The four Choke guys weren’t too far out of their teens in 1997, when they moved into the jam space near the corner of 109th Avenue and 105th Street. From its windows, they watched other buildings in the ‘hood dance with the wrecking ball, as Grant MacEwan University’s footprint spread; but that rehearsal space kept on rocking. Maybe a dozen bands worked out their riffs there, in its life.

“It was a real, jeez, just a staple of a place that contributed to our music scene in Edmonton,”  says Choke bassist Clay Shea, who continued to rehearse there with his band Black Mastiff until getting kicked out. “So if we were going to get evicted, we thought we’d throw one hell of a party.”

Translation: it was time to get the old band back together.

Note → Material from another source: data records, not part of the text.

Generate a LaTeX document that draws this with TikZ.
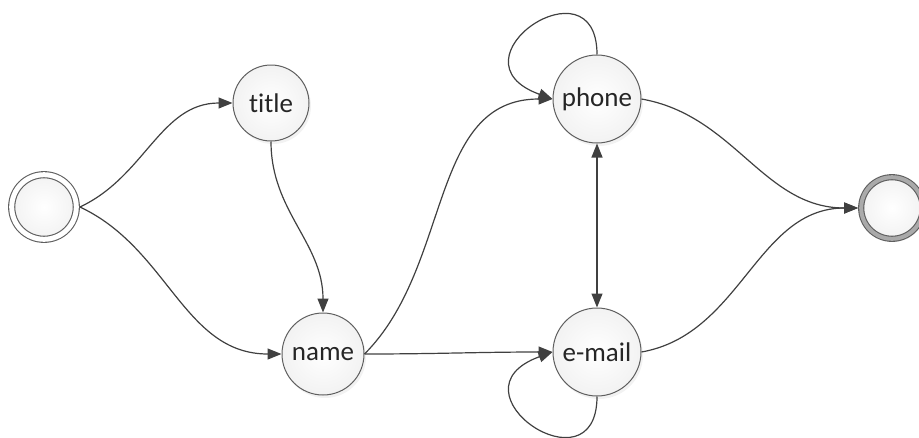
\documentclass[tikz,border=0pt]{standalone}
\usepackage{fontspec}
\setmainfont{Carlito}[Ligatures=NoCommon]
\usetikzlibrary{arrows.meta,shadows,positioning}
\definecolor{myline}{RGB}{64,64,64}
\definecolor{myborder}{RGB}{95,95,95}
\definecolor{mytext}{RGB}{38,38,38}
\definecolor{myring}{RGB}{170,170,170}

\tikzset{
	statenode/.style={circle, draw=myborder, line width=1pt, inner sep=0pt, inner color=white, outer color=gray!10, text=mytext, font=\fontsize{27}{30}\selectfont, drop shadow={opacity=0.1, shadow xshift=2pt, shadow yshift=-3pt}},
	startnode/.style={statenode, double=white, double distance=5pt, line width=1.1pt, outer sep=3.6pt, minimum size=64.6pt},
	endnode/.style={statenode, double=myring, double distance=4pt, line width=1.1pt, outer sep=3.1pt, minimum size=61.6pt},
	trans/.style={draw=myline, line width=1.2pt, -{Triangle[length=14pt,width=11pt]}},
	bitrans/.style={draw=myline, line width=1.2pt, {Triangle[length=14pt,width=11pt]}-{Triangle[length=14pt,width=11pt]}}
}

\begin{document}
\begin{tikzpicture}[x=1pt, y=-1pt]
	\useasboundingbox (0,0) rectangle (919,437);

	\node[startnode] (start) at (44,207) {};
	\node[statenode, minimum size=76pt] (title) at (271,103) {title};
	\node[statenode, minimum size=82pt] (name) at (323,354) {name};
	\node[statenode, minimum size=88pt] (phone) at (597,99) {phone};
	\node[statenode, minimum size=88pt] (email) at (597,352) {e-mail};
	\node[endnode] (final) at (892,208) {};

	\draw[trans] (start.east) to[out=25, in=180] (title.west);
	\draw[trans] (start.east) to[out=-25, in=180] (name.west);
	\draw[trans] (title.south) to[out=-90, in=90] (name.north);

	\draw[trans] (name.east) to[out=45, in=180] (phone.west);
	\draw[trans] (name.east) to[out=0, in=180] (email.west);

	% self loops
	\draw[trans] (phone.north) .. controls +(0,-98) and +(-108,-39) .. (phone.west);
	\draw[trans] (email.south) .. controls +(0,98) and +(-108,39) .. (email.west);

	\draw[bitrans] (phone.south) -- (email.north);

	\draw[trans] (phone.east) to[out=-10, in=180] (final.west);
	\draw[trans] (email.east) to[out=10, in=180] (final.west);
\end{tikzpicture}
\end{document}
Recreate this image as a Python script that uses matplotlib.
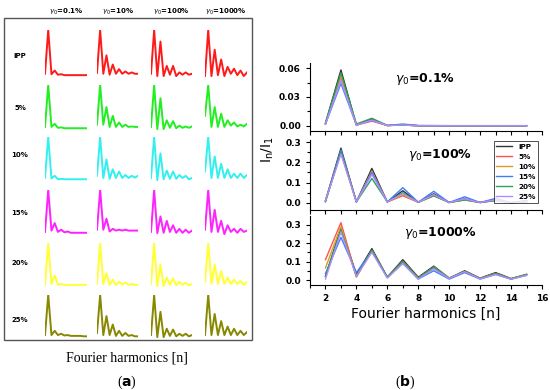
import numpy as np
import matplotlib
matplotlib.use("Agg")
import matplotlib.pyplot as plt
from matplotlib.patches import Rectangle
from matplotlib.ticker import MultipleLocator

# ---- data ----
n = list(range(2, 16))
groups = ["iPP", "5%", "10%", "15%", "20%", "25%"]
strains_a = ["0.1%", "10%", "100%", "1000%"]

# panel (a): normalised mini spectra, one row per sample
mini_01 = [
    [0.05, 1.0, 0.04, 0.12, 0.03, 0.04, 0.02, 0.02, 0.02, 0.02, 0.02, 0.02, 0.02, 0.02],
    [0.05, 1.0, 0.05, 0.12, 0.03, 0.04, 0.02, 0.02, 0.02, 0.02, 0.02, 0.02, 0.02, 0.02],
    [0.05, 1.0, 0.04, 0.10, 0.02, 0.03, 0.02, 0.02, 0.02, 0.02, 0.02, 0.02, 0.02, 0.02],
    [0.05, 1.0, 0.08, 0.25, 0.05, 0.10, 0.04, 0.06, 0.03, 0.03, 0.03, 0.03, 0.03, 0.03],
    [0.03, 1.0, 0.05, 0.25, 0.03, 0.05, 0.03, 0.03, 0.03, 0.03, 0.03, 0.03, 0.03, 0.03],
    [0.05, 1.0, 0.05, 0.15, 0.05, 0.08, 0.04, 0.05, 0.03, 0.03, 0.03, 0.03, 0.02, 0.02],
]
mini_10 = [
    [0.07, 1.0, 0.05, 0.45, 0.03, 0.25, 0.05, 0.15, 0.05, 0.10, 0.05, 0.08, 0.05, 0.05],
    [0.10, 1.0, 0.10, 0.50, 0.05, 0.30, 0.05, 0.15, 0.05, 0.10, 0.05, 0.06, 0.05, 0.05],
    [0.10, 1.0, 0.05, 0.48, 0.03, 0.25, 0.05, 0.20, 0.05, 0.12, 0.05, 0.10, 0.06, 0.10],
    [0.10, 1.0, 0.10, 0.35, 0.06, 0.12, 0.08, 0.10, 0.08, 0.10, 0.08, 0.08, 0.08, 0.08],
    [0.05, 1.0, 0.05, 0.30, 0.03, 0.15, 0.03, 0.10, 0.04, 0.08, 0.03, 0.05, 0.03, 0.03],
    [0.10, 1.0, 0.05, 0.50, 0.05, 0.30, 0.03, 0.15, 0.03, 0.10, 0.03, 0.05, 0.02, 0.02],
]
mini_100 = [
    [0.05, 1.0, 0.00, 0.75, 0.00, 0.22, 0.03, 0.22, 0.00, 0.08, 0.03, 0.08, 0.03, 0.05],
    [0.05, 1.0, 0.00, 0.70, 0.00, 0.20, 0.03, 0.18, 0.02, 0.08, 0.03, 0.06, 0.03, 0.06],
    [0.05, 1.0, 0.00, 0.62, 0.02, 0.22, 0.03, 0.20, 0.03, 0.12, 0.05, 0.10, 0.02, 0.05],
    [0.05, 1.0, 0.02, 0.40, 0.03, 0.30, 0.05, 0.20, 0.03, 0.12, 0.03, 0.10, 0.03, 0.08],
    [0.05, 1.0, 0.00, 0.50, 0.00, 0.20, 0.03, 0.18, 0.02, 0.10, 0.03, 0.08, 0.02, 0.05],
    [0.05, 1.0, 0.00, 0.60, 0.00, 0.20, 0.03, 0.18, 0.02, 0.08, 0.03, 0.08, 0.02, 0.05],
]
mini_1000 = [
    [0.00, 1.0, 0.00, 0.57, 0.02, 0.36, 0.00, 0.20, 0.05, 0.16, 0.02, 0.12, 0.00, 0.08],
    [0.30, 1.0, 0.05, 0.50, 0.05, 0.35, 0.05, 0.20, 0.08, 0.15, 0.06, 0.10, 0.06, 0.12],
    [0.20, 1.0, 0.05, 0.55, 0.05, 0.38, 0.05, 0.25, 0.05, 0.15, 0.05, 0.15, 0.05, 0.12],
    [0.10, 1.0, 0.05, 0.55, 0.05, 0.30, 0.00, 0.20, 0.05, 0.12, 0.03, 0.12, 0.05, 0.08],
    [0.10, 1.0, 0.05, 0.50, 0.05, 0.35, 0.05, 0.20, 0.05, 0.15, 0.05, 0.12, 0.03, 0.10],
    [0.05, 1.0, 0.05, 0.55, 0.05, 0.38, 0.05, 0.25, 0.05, 0.20, 0.05, 0.15, 0.05, 0.12],
]

# panel (b): In/I1 for gamma0 = 0.1 %, 100 %, 1000 %
b_01 = [
    [0.003, 0.058, 0.001, 0.007, 0.0005, 0.001, 0.0003, 0.0003, 0.0003, 0.0003, 0.0003, 0.0003, 0.0003, 0.0003],
    [0.002, 0.050, 0.001, 0.005, 0.0005, 0.001, 0.0003, 0.0003, 0.0003, 0.0003, 0.0003, 0.0003, 0.0003, 0.0003],
    [0.002, 0.052, 0.001, 0.006, 0.0005, 0.001, 0.0003, 0.0003, 0.0003, 0.0003, 0.0003, 0.0003, 0.0003, 0.0003],
    [0.002, 0.044, 0.001, 0.006, 0.0005, 0.002, 0.0005, 0.0004, 0.0003, 0.0003, 0.0003, 0.0003, 0.0003, 0.0003],
    [0.003, 0.055, 0.002, 0.008, 0.0005, 0.001, 0.0003, 0.0003, 0.0003, 0.0003, 0.0003, 0.0003, 0.0003, 0.0003],
    [0.002, 0.047, 0.001, 0.006, 0.0005, 0.001, 0.0003, 0.0003, 0.0003, 0.0003, 0.0003, 0.0003, 0.0003, 0.0003],
]
b_100 = [
    [0.010, 0.270, 0.005, 0.170, 0.005, 0.060, 0.003, 0.045, 0.002, 0.020, 0.002, 0.015, 0.001, 0.008],
    [0.010, 0.250, 0.005, 0.150, 0.005, 0.035, 0.003, 0.035, 0.002, 0.015, 0.002, 0.012, 0.001, 0.006],
    [0.010, 0.255, 0.005, 0.155, 0.005, 0.040, 0.003, 0.040, 0.002, 0.015, 0.002, 0.012, 0.001, 0.007],
    [0.010, 0.260, 0.005, 0.150, 0.005, 0.075, 0.003, 0.057, 0.002, 0.030, 0.002, 0.022, 0.001, 0.012],
    [0.005, 0.250, 0.005, 0.120, 0.005, 0.050, 0.003, 0.035, 0.002, 0.015, 0.002, 0.012, 0.001, 0.006],
    [0.010, 0.240, 0.005, 0.140, 0.005, 0.045, 0.003, 0.040, 0.002, 0.020, 0.002, 0.015, 0.001, 0.008],
]
b_1000 = [
    [0.020, 0.280, 0.030, 0.170, 0.015, 0.110, 0.015, 0.075, 0.010, 0.050, 0.010, 0.040, 0.008, 0.030],
    [0.110, 0.310, 0.020, 0.160, 0.015, 0.100, 0.010, 0.065, 0.010, 0.045, 0.008, 0.035, 0.005, 0.030],
    [0.065, 0.290, 0.015, 0.160, 0.015, 0.100, 0.010, 0.070, 0.010, 0.045, 0.008, 0.035, 0.006, 0.030],
    [0.035, 0.230, 0.040, 0.155, 0.015, 0.090, 0.005, 0.050, 0.005, 0.040, 0.005, 0.030, 0.005, 0.025],
    [0.020, 0.270, 0.020, 0.160, 0.015, 0.100, 0.010, 0.070, 0.010, 0.045, 0.008, 0.035, 0.006, 0.030],
    [0.005, 0.260, 0.020, 0.150, 0.010, 0.090, 0.005, 0.060, 0.008, 0.045, 0.006, 0.030, 0.005, 0.025],
]

mini_colors = ["#ff1a1a", "#22ee22", "#33f0f0", "#ff22ff", "#ffff33", "#888800"]
b_colors = ["#333333", "#ff5050", "#d4a020", "#3d7eff", "#2ca060", "#b48cff"]

W, H = 550, 390
fig = plt.figure(figsize=(5.5, 3.9), dpi=100)


def px_axes(x0, y0, x1, y1):
    # pixel box (top-left origin) -> figure axes
    return fig.add_axes([x0 / W, 1 - y1 / H, (x1 - x0) / W, (y1 - y0) / H])


# ---- panel (a) ----
fig.patches.append(Rectangle((4 / W, 1 - 340 / H), 248 / W, 322 / H,
                             transform=fig.transFigure, fill=False,
                             edgecolor="#555555", lw=1.0))

col_x = [(45, 87), (97, 138), (151, 192), (205, 247)]
row_y = [(30, 77), (85, 130), (137, 181), (190, 235), (243, 287), (295, 338)]
label_y = [56, 108, 155, 213, 263, 320]
mini_sets = [mini_01, mini_10, mini_100, mini_1000]

for j, s in enumerate(strains_a):
    cx = (col_x[j][0] + col_x[j][1]) / 2
    fig.text(cx / W, 1 - 12 / H, r"$\gamma_0$=" + s, ha="center", va="center",
             fontsize=5, fontweight="bold")

for i, g in enumerate(groups):
    fig.text(20 / W, 1 - label_y[i] / H, g, ha="center", va="center",
             fontsize=5, fontweight="bold")
    for j in range(4):
        ax = px_axes(col_x[j][0], row_y[i][0], col_x[j][1], row_y[i][1])
        ax.plot(n, mini_sets[j][i], color=mini_colors[i], lw=1.4)
        ax.set_xlim(2, 15)
        ax.set_ylim(-0.02, 1.0)
        ax.axis("off")

fig.text(127 / W, 1 - 358 / H, "Fourier harmonics [n]", ha="center", va="center",
         fontsize=10, family="Liberation Serif")
fig.text(127 / W, 1 - 382 / H, r"($\mathbf{a}$)", ha="center", va="center",
         fontsize=10, family="Liberation Serif")

# ---- panel (b) ----
b_sets = [b_01, b_100, b_1000]
b_boxes = [(63, 131), (140, 210), (216, 285)]
b_ylims = [(-0.0052, 0.0652), (-0.035, 0.31), (-0.027, 0.346)]
b_major = [0.03, 0.1, 0.1]
b_titles = ["0.1%", "100%", "1000%"]
title_xy = [(425, 79), (440, 155), (440, 233)]

for k in range(3):
    ax = px_axes(310, b_boxes[k][0], 542, b_boxes[k][1])
    for i, g in enumerate(groups):
        ax.plot(n, b_sets[k][i], color=b_colors[i], lw=1.0, label=g)
    ax.set_xlim(1, 16)
    ax.set_ylim(*b_ylims[k])
    ax.xaxis.set_major_locator(MultipleLocator(2))
    ax.xaxis.set_minor_locator(MultipleLocator(1))
    ax.yaxis.set_major_locator(MultipleLocator(b_major[k]))
    ax.yaxis.set_minor_locator(MultipleLocator(b_major[k] / 2))
    ax.spines["top"].set_visible(False)
    ax.spines["right"].set_visible(False)
    ax.tick_params(which="both", direction="out", width=0.8, labelsize=6.5)
    ax.tick_params(which="major", length=3)
    ax.tick_params(which="minor", length=2)
    for t in ax.get_yticklabels() + ax.get_xticklabels():
        t.set_fontweight("bold")
    if k == 0:
        ax.yaxis.set_major_formatter(matplotlib.ticker.FormatStrFormatter("%.2f"))
    else:
        ax.yaxis.set_major_formatter(matplotlib.ticker.FormatStrFormatter("%.1f"))
    if k < 2:
        ax.tick_params(axis="x", which="both", labelbottom=False)
        ax.tick_params(axis="x", which="minor", length=3)
    fig.text(title_xy[k][0] / W, 1 - title_xy[k][1] / H,
             r"$\gamma_0$=" + b_titles[k], ha="center", va="center",
             fontsize=9, fontweight="bold")
    if k == 1:
        leg = ax.legend(loc="upper right", fontsize=5.2, frameon=True,
                        fancybox=False, edgecolor="black", handlelength=2.2,
                        borderpad=0.4, labelspacing=0.55,
                        bbox_to_anchor=(1.0, 1.04))
        leg.get_frame().set_linewidth(0.6)
        for t in leg.get_texts():
            t.set_fontweight("bold")
    if k == 2:
        ax.set_xlabel("Fourier harmonics [n]", fontsize=10, labelpad=3)

fig.text(268 / W, 1 - 150 / H, r"$\mathregular{I_n/I_1}$", rotation=90,
         ha="center", va="center", fontsize=10)
fig.text(405 / W, 1 - 382 / H, r"($\mathbf{b}$)", ha="center", va="center",
         fontsize=10, family="Liberation Serif")

fig.savefig("out.png", dpi=100)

That jam-space shindig was the perfect setting for the Choke reunion nobody ever ruled out, or were quite certain would happen. In front of 200 friends and familiar faces, the band cranked the amps; their pounding, intricately technical punk-rock didn’t have to sound perfect, that night. It just had to sound like Choke. “It was a party, there was no pressure,” Shea says. “Everyone was just happy we were giving it a shot.”

Yeah, including the members of the band.

See, a couple of days before that July party, the ex-ex-bandmates were lounging on Shea’s porch after wrapping up rehearsal. It was the first time the four of them — Shea, guitarists Jack Jaggard and Shawn Moncrieff and drummer Stefan Levasseur  — had just hung out together since Clay got married, a month after Choke’s last show in 2007. “We were like, jeez, that was really fun,” Shea says. “‘Maybe we should look into these offers (to play) that have come up.'”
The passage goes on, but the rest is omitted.